◆ **SHORT EXERCISE**
Copy each line below that contains "diagram".
______________________________
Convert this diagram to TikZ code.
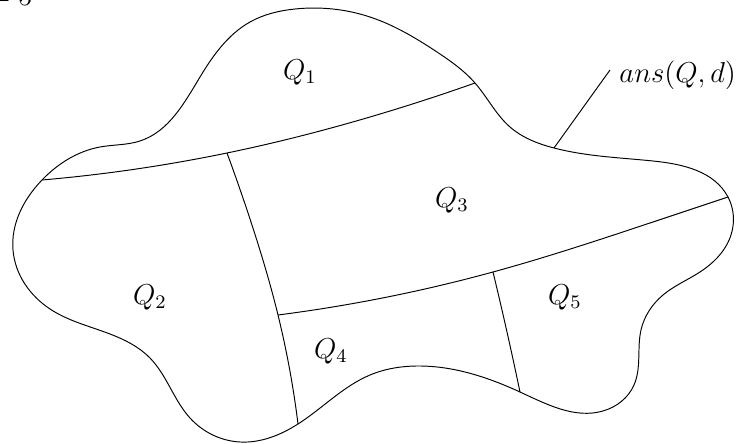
\documentclass[tikz,border=0pt]{standalone}
\usetikzlibrary{hobby}
\begin{document}
\begin{tikzpicture}[x=0.41667pt,y=-0.41667pt,
  lbl/.style={inner sep=0pt, font=\fontsize{12}{14}\selectfont},
  edge/.style={line width=0.4pt},
  hedge/.style={edge, use Hobby shortcut}]
\useasboundingbox (0,0) rectangle (740,444);
% junctions
\coordinate (J1) at (42,180);
\coordinate (J2) at (475,83);
\coordinate (J3) at (298,424);
\coordinate (J4) at (728,197);
\coordinate (J5) at (520,392);
\coordinate (J6) at (554,148);
\coordinate (K1) at (227,153);
\coordinate (K2) at (278,315);
\coordinate (K3) at (493,272);
\coordinate (L) at (610,70);
% outer boundary
\draw[hedge, closed=true] (295,9) .. (370,17) .. (437,52) .. (J2) .. (510,127) .. (J6)
 .. (653,161) .. (J4) .. (731,235) .. (700,272) .. (663,295) .. (641,330) .. (634,385)
 .. (603,411) .. (J5) .. (420,366) .. (370,375) .. (J3) .. (240,442) .. (190,418)
 .. (150,358) .. (110,334) .. (50,309) .. (13,250) .. (J1) .. (100,147) .. (140,141)
 .. (200,77) .. (250,22);
% dividers
\draw[hedge] (J1) .. (K1) .. (370,117) .. (J2);
\draw[hedge] (K1) .. (251,222) .. (K2) .. (J3);
\draw[hedge] (K2) .. (K3) .. (653,222) .. (J4);
\draw[hedge] (K3) .. (507,332) .. (J5);
\draw[edge] (J6) -- (L);
% labels
\node[lbl] (q1) at (300,72) {$Q_1$};
\node[lbl] (q2) at (150,297) {$Q_2$};
\node[lbl] (q3) at (452,200) {$Q_3$};
\node[lbl] (q4) at (331,351) {$Q_4$};
\node[lbl] (q5) at (565,297) {$Q_5$};
\node[lbl, anchor=base west] (ans) at (619,83) {$ans(Q,d)$};
\node[lbl, anchor=base east] (top) at (33,5.5) {$=5$};
\end{tikzpicture}
\end{document}
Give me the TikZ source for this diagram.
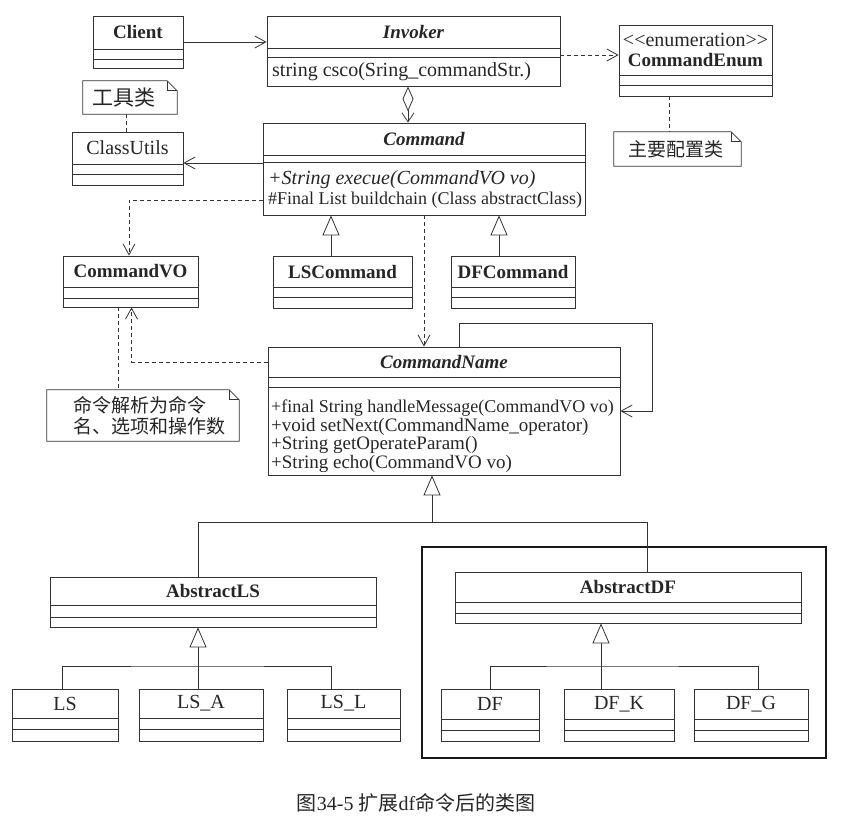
\documentclass[tikz,border=0pt]{standalone}
\usepackage{fontspec}
\setmainfont{Liberation Serif}
\newfontfamily\cjk{Noto Sans CJK SC}
\usetikzlibrary{arrows.meta}
\tikzset{
  uml/.style={draw=black!80, line width=0.8pt},
  classbox/.style={uml, fill=white, inner sep=0pt},
  classline/.style={uml},
  classname/.style={font=\fontsize{19}{21}\selectfont\bfseries, text=black!85, inner sep=0pt, align=center},
  ops/.style={font=\fontsize{18}{20}\selectfont, text=black!85, inner sep=0pt, anchor=west},
  notebox/.style={inner sep=0pt},
  notetext/.style={font=\cjk\fontsize{19}{21}\selectfont, text=black!85, inner sep=0pt, align=left},
  assoc/.style={uml, -{Straight Barb[length=11pt,width=12pt]}},
  dep/.style={assoc, dash pattern=on 4pt off 3pt},
  notelink/.style={uml, dash pattern=on 4pt off 3pt},
  gen/.style={uml, -{Triangle[open,length=20pt,width=17pt,fill=white]}},
  aggr/.style={uml, {Diamond[open,length=25pt,width=11pt,fill=white]}-{Straight Barb[length=9pt,width=12pt]}},
  pkgframe/.style={draw=black!90, line width=2pt, inner sep=0pt}
}
\newcommand{\plainname}[1]{{\fontsize{20}{22}\selectfont\mdseries #1}}
\newcommand{\umlclass}[8]{%
  \node[classbox, minimum width={#4-#2}, minimum height={#5-#3}] (#1) at ({(#2+#4)/2},{(#3+#5)/2}) {};
  \draw[classline] (#2,#6) -- (#4,#6) (#2,#7) -- (#4,#7);
  \node[classname] (#1-name) at ({(#2+#4)/2},{(#3+#6)/2}) {#8};
}
\newcommand{\umlnote}[7]{%
  \node[notebox, minimum width={#4-#2}, minimum height={#5-#3}] (#1) at ({(#2+#4)/2},{(#3+#5)/2}) {};
  \draw[uml, fill=white] (#1.north west) -- ([xshift=-10pt]#1.north east) -- ([yshift=-10pt]#1.north east) -- (#1.south east) -- (#1.south west) -- cycle;
  \draw[uml] ([xshift=-10pt]#1.north east) |- ([yshift=-10pt]#1.north east);
  \node[notetext, anchor=west] (#1-text) at ([xshift=#6pt]#1.west) {#7};
}
\begin{document}
\begin{tikzpicture}[x=1pt,y=-1pt]
\useasboundingbox[fill=white] (0,0) rectangle (842,824);
\node[pkgframe, minimum width=404, minimum height=211] (dfpkg) at (624,652.5) {};
\umlclass{Client}{93}{16}{183}{68}{49}{59}{Client}
\umlclass{Invoker}{267}{16}{560}{86}{48}{57}{\itshape Invoker}
\umlclass{CommandEnum}{619}{25}{772}{96}{75}{85}{\plainname{<\kern0pt<enumeration>\kern0pt>}\\[-1pt]CommandEnum}
\umlclass{ClassUtils}{72}{132}{183}{185}{164}{174}{\plainname{ClassUtils}}
\umlclass{Command}{263}{123}{585}{215}{155}{162}{\itshape Command}
\umlclass{CommandVO}{63}{256}{198}{307}{287}{298}{CommandVO}
\umlclass{LSCommand}{273}{256}{412}{308}{287}{297}{LSCommand}
\umlclass{DFCommand}{451}{256}{575}{308}{287}{297}{DFCommand}
\umlclass{CommandName}{268}{347}{620}{475}{377}{387}{\itshape CommandName}
\umlclass{AbstractLS}{50}{577}{376}{627}{605}{617}{AbstractLS}
\umlclass{LS}{12}{689}{118}{741}{718}{729}{\plainname{LS}}
\umlclass{LS_A}{139}{689}{263}{741}{718}{729}{\plainname{LS\_A}}
\umlclass{LS_L}{287}{689}{400}{741}{718}{729}{\plainname{LS\_L}}
\umlclass{AbstractDF}{455}{572}{801}{623}{602}{613}{AbstractDF}
\umlclass{DF}{441}{689}{539}{741}{719}{730}{\plainname{DF}}
\umlclass{DF_K}{564}{689}{674}{741}{719}{730}{\plainname{DF\_K}}
\umlclass{DF_G}{694}{689}{808}{741}{719}{730}{\plainname{DF\_G}}
\node[ops, font=\fontsize{20}{22}\selectfont] (Invoker-op1) at (272,71.5) {string csco(Sring\_commandStr.)};
\node[ops, font=\fontsize{20}{22}\selectfont\itshape] (Command-op1) at (268,180) {+String execue(CommandVO vo)};
\node[ops] (Command-op2) at (268,200) {\#Final List buildchain (Class abstractClass)};
\node[ops] (CommandName-op1) at (271,408) {+final String handleMessage(CommandVO vo)};
\node[ops, font=\fontsize{19}{21}\selectfont] (CommandName-op2) at (271,426.5) {+void setNext(CommandName\_operator)};
\node[ops, font=\fontsize{19}{21}\selectfont] (CommandName-op3) at (271,445) {+String getOperateParam()};
\node[ops, font=\fontsize{19}{21}\selectfont] (CommandName-op4) at (271,463.5) {+String echo(CommandVO vo)};
\umlnote{toolnote}{83}{81}{177}{114}{9}{\fontsize{21}{23}\selectfont 工具类}
\umlnote{cfgnote}{614}{132}{741}{166}{14}{主要配置类}
\umlnote{parsenote}{47}{390}{239}{441}{26}{命令解析为命令\\[0pt]名、选项和操作数}
\draw[assoc] (Client) -- (Client -| Invoker.west);
\coordinate (ie) at ([yshift=-4pt]Invoker.east);
\draw[dep] (ie) -- (ie -| CommandEnum.west);
\coordinate (ag) at ([xshift=-5.5pt]Invoker.south);
\draw[aggr] (ag) -- (ag |- Command.north);
\coordinate (ce) at ([xshift=-26.5pt]CommandEnum.south);
\draw[notelink] (ce) -- (ce |- cfgnote.north);
\draw[notelink] ([xshift=-1.5pt]ClassUtils.north) -- ([xshift=-1.5pt]ClassUtils.north |- toolnote.south);
\coordinate (cu) at ([yshift=-4.5pt]ClassUtils.east);
\draw[assoc] (cu -| Command.west) -- (cu);
\draw[dep] ([yshift=-31pt]Command.west) -| ([xshift=-1.5pt]CommandVO.north);
\coordinate (lsc) at ([xshift=-11.5pt]LSCommand.north);
\draw[gen] (lsc) -- (lsc |- Command.south);
\coordinate (dfc) at ([xshift=-14pt]DFCommand.north);
\draw[gen] (dfc) -- (dfc |- Command.south);
\draw[dep] (Command.south) -- (Command.south |- CommandName.north);
\draw[dep] (CommandName.west |- CommandName-name) -| ([xshift=1pt]CommandVO.south);
\coordinate (vn) at ([xshift=-12.5pt]CommandVO.south);
\draw[notelink] (vn) -- (vn |- parsenote.north);
\coordinate (loop) at (652,323);
\draw[assoc] ([xshift=15pt]CommandName.north) |- (loop) |- (CommandName.east);
\coordinate (cn) at ([xshift=-12pt]CommandName.south);
\coordinate (bus) at (0,522);
\draw[gen] ([xshift=-15pt]AbstractLS.north) |- (cn |- bus) -- (cn);
\draw[uml] ([xshift=19pt]AbstractDF.north) |- (cn |- bus);
\coordinate (als) at ([xshift=-15pt]AbstractLS.south);
\coordinate (lsbus) at (0,666);
\draw[gen] (als |- LS_A.north) -- (als);
\draw[uml] ([xshift=-3pt]LS.north) |- (als |- lsbus) -| ([xshift=-12.5pt]LS_L.north);
\coordinate (adf) at ([xshift=-27pt]AbstractDF.south);
\draw[gen] (adf |- DF_K.north) -- (adf);
\draw[uml] (DF.north) |- (adf |- lsbus) -| ([xshift=7pt]DF_G.north);
\node[font=\fontsize{20}{22}\selectfont, text=black!85, inner sep=0pt] (caption) at (416,803) {{\cjk 图}34-5 {\cjk 扩展}df{\cjk 命令后的类图}};
\end{tikzpicture}
\end{document}
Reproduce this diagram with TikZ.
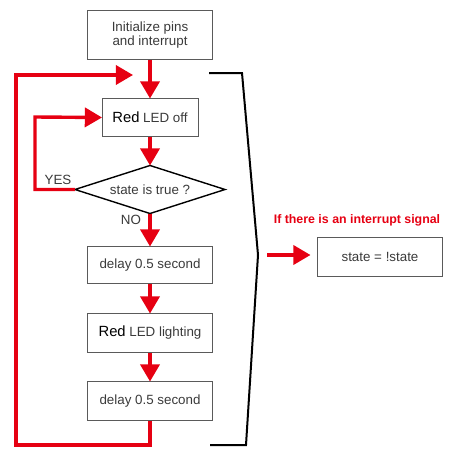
______________________________
◆ **COMPLETE OUTPUT**
Convert this diagram to TikZ code.
Give me the TikZ source for this diagram.
Reproduce this diagram with TikZ.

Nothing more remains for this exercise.